The situation escalated sharply when Iraqi forces were dispatched to investigate. Lieutenant-General Qais al-Muhammadawi, Iraq’s deputy commander of joint operations, announced on Thursday that Baghdad had received reports of unusual movement in the Najaf desert. Three regiments from the Karbala Operations Command were deployed to the area. When the investigating force arrived, it came under heavy aerial fire — one Iraqi fighter was killed and two others were wounded. Two counterterrorism regiments subsequently searched the site but found no trace of any foreign presence.
Iraq’s Karbala operations commander told Al Jazeera that a group of Israeli soldiers had been located in the Najaf desert in March but remained for no longer than 48 hours. A local shepherd also reported observing helicopters operating in the area; that shepherd was later killed when his vehicle was reportedly targeted in a strike.
Israeli forces launched air attacks from the base against Iraqi targets in early March, according to the reporting. Major-General Tomer Bar, Israel’s former air force chief, acknowledged in March that special forces had been conducting what he described as extraordinary operations during the broader conflict with Iran — remarks that have taken on new significance in light of the desert base allegations.
Baghdad moved swiftly to register its objections. In late March, Iraq submitted a formal diplomatic protest to the United States over suspected covert military activity on its territory. On Monday, Iraqi forces publicly stated that no unauthorised foreign forces were operating within their borders — a position that sits in tension with accounts from Iraqi officials themselves.
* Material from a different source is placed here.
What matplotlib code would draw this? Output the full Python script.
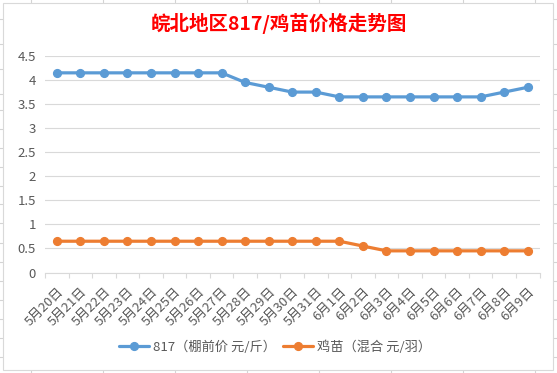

Israel Secret Base Iraq: Regional Implications
An Iraqi security official denied to a Turkish news agency that Israel had established a secret military base in the desert. Yet a lawmaker from the Badr Organisation, a powerful Shia political and paramilitary faction, told Iraqi media that a joint US-Israeli military camp exists in western Iraq.
The episode unfolds against a volatile regional backdrop. In March, the United States carried out strikes against the Popular Mobilisation Forces (PMF) — the umbrella of Iran-backed Iraqi paramilitary groups — following attacks on a US diplomatic and logistics centre at Baghdad airport. The PMF strikes and the reported Israeli base activity together signal an intensifying covert dimension to the broader Iran-Israel confrontation being waged across the Middle East.
Iran’s Foreign Affairs Ministry spokesperson Esmaeil Baghaei said Tehran does not rule out any possibility regarding what he called the Israeli regime, reflecting the depth of suspicion in the region about Israeli operations extending into Iraqi territory.
The disclosure places Iraq’s government in a deeply uncomfortable position — caught between its formal sovereignty, its ties to Iran-aligned factions that dominate its security landscape, and its relationship with Washington. Whether the Najaf desert installation was a temporary forward operating position or something more enduring remains unclear, but its reported existence underscores how far Israel has been willing to project covert military power beyond its immediate neighbourhood in pursuit of strategic objectives against Iran and its regional proxies.